# Goal:
Give again exactly the lines that run from the start of the records to the line holding "######## Daten (in Bildkoordinaten abgelesen)", both ends counted. Do not include the pictures.
++++ Exercise inputs ++++
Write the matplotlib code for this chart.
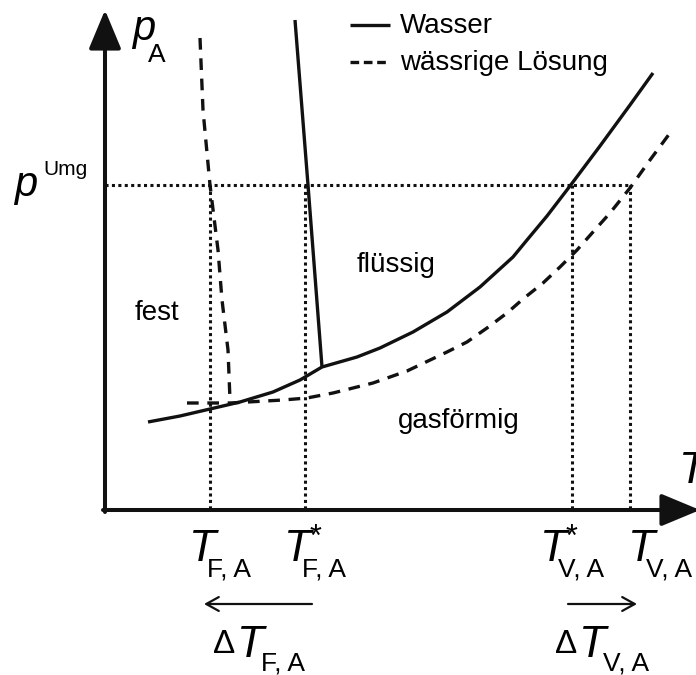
import numpy as np
import matplotlib
matplotlib.use("Agg")
from matplotlib import pyplot as plt

######## Daten (in Bildkoordinaten abgelesen)

# Wasser: Sublimations- und Dampfdruckkurve
wasser_dampf_x = [148, 180, 210, 240, 273, 300, 322, 357, 380, 413, 447, 480, 513, 527, 547, 570, 600, 630, 653]
wasser_dampf_y = [422, 416, 409, 402, 392, 380, 367, 357, 348, 332, 312, 287, 257, 240, 216, 186, 146, 105, 73]
# Wasser: Schmelzkurve
wasser_schmelz_x = [295, 308, 322]
wasser_schmelz_y = [20, 185, 367]
# waessrige Loesung: Dampfdruckkurve
loesung_dampf_x = [187, 230, 283, 307, 333, 373, 407, 447, 467, 487, 507, 523, 543, 560, 577, 593, 610, 630, 650, 670]
loesung_dampf_y = [403, 403, 400, 398, 393, 383, 371, 352, 342, 328, 313, 299, 283, 267, 250, 232, 213, 188, 160, 133]
# waessrige Loesung: Schmelzkurve
loesung_schmelz_x = [200, 203, 210, 218, 222, 228, 230]
loesung_schmelz_y = [38, 110, 185, 250, 300, 350, 400]

p_umg = 185
T_marken = [210, 305, 572, 630]
T_namen = ["F, A", "F, A", "V, A", "V, A"]
T_stern = [False, True, True, False]

x0, y0 = 105, 510   # Ursprung

######## Figur

plt.rcParams['font.family'] = ['Liberation Sans', 'DejaVu Sans']
fig = plt.figure(figsize=(6.96, 6.75), dpi=100)
ax = fig.add_axes([0, 0, 1, 1])
ax.set_xlim(0, 696)
ax.set_ylim(675, 0)
ax.axis('off')

schwarz = '#111111'
lw_kurve = 2.4
ax.plot(wasser_dampf_x, wasser_dampf_y, color=schwarz, lw=lw_kurve, solid_capstyle='butt', solid_joinstyle='round')
ax.plot(wasser_schmelz_x, wasser_schmelz_y, color=schwarz, lw=lw_kurve, solid_capstyle='butt')
ax.plot(loesung_dampf_x, loesung_dampf_y, color=schwarz, lw=lw_kurve, dashes=(3.5, 2.6), dash_capstyle='butt')
ax.plot(loesung_schmelz_x, loesung_schmelz_y, color=schwarz, lw=lw_kurve, dashes=(3.5, 2.6), dash_capstyle='butt')

# gepunktete Hilfslinien
punkt = dict(color=schwarz, lw=2.2, dashes=(1, 1.1), dash_capstyle='butt')
ax.plot([x0, T_marken[-1]], [p_umg, p_umg], **punkt)
for xm in T_marken:
    ax.plot([xm, xm], [p_umg, y0], **punkt)

# Achsen mit Pfeilen
achse = dict(arrowstyle='-|>,head_length=1.2,head_width=0.5', lw=2.9,
             color=schwarz, mutation_scale=20, shrinkA=0, shrinkB=0)
ax.annotate('', xy=(x0, 10), xytext=(x0, y0 + 2), arrowprops=achse, annotation_clip=False)
ax.annotate('', xy=(700, y0), xytext=(x0 - 2, y0), arrowprops=achse, annotation_clip=False)

# Legende
ax.plot([350, 390], [25, 25], color=schwarz, lw=lw_kurve, solid_capstyle='butt')
ax.plot([350, 390], [62, 62], color=schwarz, lw=lw_kurve, dashes=(2.6, 1.4), dash_capstyle='butt')
ax.text(400, 33, "Wasser", fontsize=20, va='baseline')
ax.text(400, 70, "wässrige Lösung", fontsize=20, va='baseline')

# Achsenbeschriftungen
ax.text(132, 40, "p", fontsize=30, style='italic', va='baseline')
ax.text(148, 62, "A", fontsize=19, va='baseline')
ax.text(14, 196, "p", fontsize=30, style='italic', va='baseline')
ax.text(43, 175, "Umg", fontsize=15, va='baseline')
ax.text(679, 483, "T", fontsize=32, style='italic', va='baseline', clip_on=False)

# Bereiche
ax.text(135, 320, "fest", fontsize=20, va='baseline')
ax.text(357, 272, "flüssig", fontsize=20, va='baseline')
ax.text(398, 428, "gasförmig", fontsize=20, va='baseline')

# Temperaturmarken
T_links = [189, 284, 540, 628]
for xl, name, stern in zip(T_links, T_namen, T_stern):
    ax.text(xl, 561, "T", fontsize=32, style='italic', va='baseline')
    ax.text(xl + 18, 577, name, fontsize=19, va='baseline')
    if stern:
        ax.text(xl + 26, 546, "*", fontsize=22, va='baseline')

# Verschiebungen
pfeil = dict(arrowstyle='->,head_length=0.45,head_width=0.25', lw=1.6,
             color=schwarz, mutation_scale=20, shrinkA=0, shrinkB=0)
ax.annotate('', xy=(204, 604), xytext=(312, 604), arrowprops=pfeil)
ax.annotate('', xy=(637, 604), xytext=(568, 604), arrowprops=pfeil)
for xd, name in zip([213, 555], ["F, A", "V, A"]):
    ax.text(xd, 653, "Δ", fontsize=24, va='baseline')
    ax.text(xd + 24, 657, "T", fontsize=32, style='italic', va='baseline')
    ax.text(xd + 48, 671, name, fontsize=19, va='baseline')

plt.savefig("out.png", dpi=100)
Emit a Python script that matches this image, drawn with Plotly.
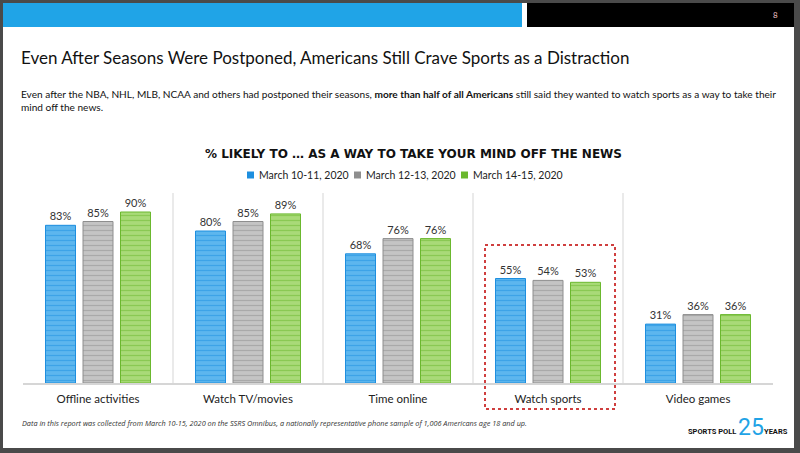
import plotly.graph_objects as go

categories = ["Offline activities", "Watch TV/movies", "Time online", "Watch sports", "Video games"]
march_10_11 = [83, 80, 68, 55, 31]
march_12_13 = [85, 85, 76, 54, 36]
march_14_15 = [90, 89, 76, 53, 36]
series_names = ["March 10-11, 2020", "March 12-13, 2020", "March 14-15, 2020"]

W, H = 800, 453
L, R, T, B = 23, 27, 193, 70
FONT = "Lato"


def px(x):
    return (x - L) / (W - L - R)


def py(y):
    return (H - B - y) / (H - T - B)


fig = go.Figure()

styles = [("#5DB6EE", "#1E8FDF"), ("#C4C4C4", "#8E8E8E"), ("#A9DA78", "#6BB82E")]
for name, vals, (fill, line) in zip(series_names, [march_10_11, march_12_13, march_14_15], styles):
    fig.add_trace(go.Bar(
        x=categories, y=vals, name=name, showlegend=False,
        marker=dict(color=fill, line=dict(color=line, width=1),
                    pattern=dict(shape="-", fgcolor=line, size=5, solidity=0.25)),
        texttemplate="%{y}%", textposition="outside",
        textfont=dict(family=FONT, size=11, color="#333333"),
        cliponaxis=False,
    ))

shapes = []
# page frame
shapes.append(dict(type="rect", xref="paper", yref="paper", x0=px(3), x1=px(794), y0=py(3), y1=py(448),
                   fillcolor="white", line=dict(width=0), layer="below"))
shapes.append(dict(type="rect", xref="paper", yref="paper", x0=px(3), x1=px(522), y0=py(3), y1=py(27),
                   fillcolor="#20A4E7", line=dict(width=0), layer="below"))
shapes.append(dict(type="rect", xref="paper", yref="paper", x0=px(527), x1=px(794), y0=py(3), y1=py(27),
                   fillcolor="#000000", line=dict(width=0), layer="below"))
# category separators
for i in range(len(categories) - 1):
    shapes.append(dict(type="line", xref="x", yref="paper", x0=i + 0.5, x1=i + 0.5, y0=0, y1=1,
                       line=dict(color="#E3E3E3", width=1.5), layer="below"))
# highlight box
shapes.append(dict(type="rect", xref="paper", yref="paper", x0=px(485), x1=px(615), y0=py(245), y1=py(409),
                   line=dict(color="#C00000", width=1.5, dash="dot")))

annotations = [
    dict(text="8", x=px(775), y=py(15), xanchor="center", font=dict(family=FONT, size=8, color="#F2C4C4")),
    dict(text="Even After Seasons Were Postponed, Americans Still Crave Sports as a Distraction",
         x=px(19), y=py(57), xanchor="left", font=dict(family=FONT, size=17, color="#111111")),
    dict(text="Even after the NBA, NHL, MLB, NCAA and others had postponed their seasons, "
              "<b>more than half of all Americans</b> still said they wanted to watch sports as a way to take their"
              "<br>mind off the news.",
         x=px(19), y=py(100), xanchor="left", align="left",
         font=dict(family=FONT, size=10.1, color="#111111")),
    dict(text="<b>% LIKELY TO … AS A WAY TO TAKE YOUR MIND OFF THE NEWS</b>",
         x=px(413), y=py(154), xanchor="center", font=dict(family="DejaVu Sans", size=12, color="#111111")),
    dict(text="<i>Data in this report was collected from March 10-15, 2020 on the SSRS Omnibus, "
              "a nationally representative phone sample of 1,006 Americans age 18 and up.</i>",
         x=px(20), y=py(423), xanchor="left", font=dict(family="Open Sans", size=7.3, color="#333333")),
    dict(text="<b>SPORTS POLL</b>", x=px(738), y=py(431.5), xanchor="right",
         font=dict(family="Roboto", size=7.5, color="#111111")),
    dict(text="25", x=px(751), y=py(427), xanchor="center", font=dict(family="Roboto", size=23, color="#1FA3E6")),
    dict(text="<b>YEARS</b>", x=px(762), y=py(431.5), xanchor="left",
         font=dict(family="Roboto", size=7.5, color="#111111")),
]

# legend drawn by hand to keep its compact spacing
legend_x = [247, 354, 461]
for (fill, line), name, lx in zip(styles, series_names, legend_x):
    shapes.append(dict(type="rect", xref="paper", yref="paper", x0=px(lx), x1=px(lx + 7),
                       y0=py(171.5), y1=py(178.5), fillcolor=line, line=dict(width=0)))
    annotations.append(dict(text=name, x=px(lx + 10), y=py(175), xanchor="left",
                            font=dict(family=FONT, size=10.5, color="#222222")))

for a in annotations:
    a.setdefault("xref", "paper")
    a.setdefault("yref", "paper")
    a.setdefault("showarrow", False)
    a.setdefault("yanchor", "middle")

fig.update_layout(
    width=W, height=H,
    margin=dict(l=L, r=R, t=T, b=B),
    paper_bgcolor="#4A4A4A", plot_bgcolor="rgba(0,0,0,0)",
    barmode="group", bargap=0.25, bargroupgap=0.2,
    shapes=shapes, annotations=annotations,
    xaxis=dict(showline=True, linecolor="#D6D6D6", linewidth=2, ticks="", ticklabelstandoff=4,
               tickfont=dict(family=FONT, size=11.5, color="#222222")),
    yaxis=dict(range=[0, 100], visible=False, showgrid=False),
)

fig.write_html("out.html", config={"displayModeBar": False},
               post_script="document.body.style.margin='0px';")
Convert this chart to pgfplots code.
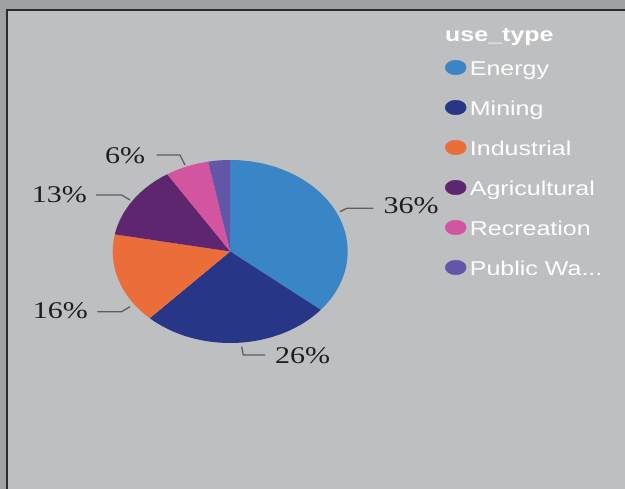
\documentclass[border=0pt]{standalone}
\usepackage{pgfplots}
\pgfplotsset{compat=1.18}
\usepackage{graphicx}
\usepackage{fontspec}
\setmainfont{Liberation Serif}
\newfontfamily\legendfont{Liberation Sans}

\definecolor{bgouter}{HTML}{A0A1A2}
\definecolor{bgframe}{HTML}{2B2B2B}
\definecolor{bginner}{HTML}{BEBFC1}
\definecolor{cEnergy}{HTML}{3A85C6}
\definecolor{cMining}{HTML}{283688}
\definecolor{cIndustrial}{HTML}{EB6D39}
\definecolor{cAgri}{HTML}{5D266F}
\definecolor{cRec}{HTML}{D3549F}
\definecolor{cPublic}{HTML}{6356A8}
\definecolor{leader}{HTML}{5E5E5E}
\definecolor{labeltext}{HTML}{1E1E1E}

\tikzset{
  lbl/.style={inner sep=0pt, text=labeltext, font=\fontsize{24}{28}\selectfont},
  ldr/.style={leader, line width=1.3pt},
}

% the screenshot is stretched sideways, text too
\newcommand{\sx}[1]{\scalebox{1.25}[1]{#1}}
\newcommand{\legdot}[1]{\addlegendimage{legend image code/.code={\fill[#1] (10.5pt,3pt) ellipse[x radius=10.5pt, y radius=7.3pt];}}}

% use_type shares in percent, clockwise from 12 o'clock
\def\piedata{36/cEnergy,26/cMining,16/cIndustrial,13/cAgri,6/cRec,3/cPublic}

\begin{document}
\begin{tikzpicture}
% wedges are built with their angles expanded, so the axis can draw them later
\gdef\piecmds{}
\xdef\angA{90}
\foreach \v/\c in \piedata {
  \pgfmathsetmacro\angB{\angA-3.6*\v}
  \xdef\piecmds{\unexpanded\expandafter{\piecmds}%
    \noexpand\fill[\c] (axis cs:230.2,237.5) -- ++(\angA:117.5pt and 91.5pt)
      arc[start angle=\angA, end angle=\angB, x radius=117.5pt, y radius=91.5pt] -- cycle;}
  \xdef\angA{\angB}
}
\begin{axis}[
    hide axis, scale only axis,
    width=625pt, height=489pt,
    xmin=0, xmax=625, ymin=0, ymax=489,
    clip=false,
    legend cell align=left,
    legend style={
      at={(axis cs:445,429)}, anchor=north west,
      draw=none, fill=none, inner sep=0pt, outer sep=0pt,
      text=white, font=\legendfont\fontsize{20}{24}\selectfont,
      row sep=20pt,
      nodes={inner sep=0pt, text height=15pt, text depth=4pt},
      /tikz/every odd column/.append style={column sep=3.5pt},
    },
  ]
  \fill[bgouter] (axis cs:0,0) rectangle (axis cs:625,489);
  \fill[bgframe] (axis cs:6,0) rectangle (axis cs:625,480);
  \fill[bginner] (axis cs:8,0) rectangle (axis cs:625,478);

  \piecmds

  % data labels with leader lines
  \draw[ldr] (axis cs:340,277.3) -- (axis cs:346.7,280.7) -- (axis cs:373.3,280.7);
  \node[lbl, anchor=west] at (axis cs:383.3,283) {\sx{36\%}};
  \draw[ldr] (axis cs:241.7,142.3) -- (axis cs:243.3,134) -- (axis cs:265,134);
  \node[lbl, anchor=west] at (axis cs:275,133.3) {\sx{26\%}};
  \draw[ldr] (axis cs:130,182.3) -- (axis cs:121.7,177.3) -- (axis cs:97.3,177.3);
  \node[lbl, anchor=west] at (axis cs:32.7,178) {\sx{16\%}};
  \draw[ldr] (axis cs:130,289) -- (axis cs:121.7,294) -- (axis cs:96,294);
  \node[lbl, anchor=west] at (axis cs:31.7,294.7) {\sx{13\%}};
  \draw[ldr] (axis cs:185,324) -- (axis cs:180,334) -- (axis cs:156.7,334);
  \node[lbl, anchor=west] at (axis cs:105,333) {\sx{6\%}};

  % legend title
  \node[anchor=base west, inner sep=0pt, text=white,
        font=\legendfont\bfseries\fontsize{20}{24}\selectfont]
        at (axis cs:445,447.3) {\sx{use\_type}};

  \legdot{cEnergy}\addlegendentry{\sx{Energy}}
  \legdot{cMining}\addlegendentry{\sx{Mining}}
  \legdot{cIndustrial}\addlegendentry{\sx{Industrial}}
  \legdot{cAgri}\addlegendentry{\sx{Agricultural}}
  \legdot{cRec}\addlegendentry{\sx{Recreation}}
  \legdot{cPublic}\addlegendentry{\sx{Public Wa...}}
\end{axis}
\end{tikzpicture}
\end{document}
++++
# Written answer:
Write the matplotlib code for this chart.
import numpy as np
import matplotlib
matplotlib.use("Agg")
from matplotlib import pyplot as plt

######## Daten (in Bildkoordinaten abgelesen)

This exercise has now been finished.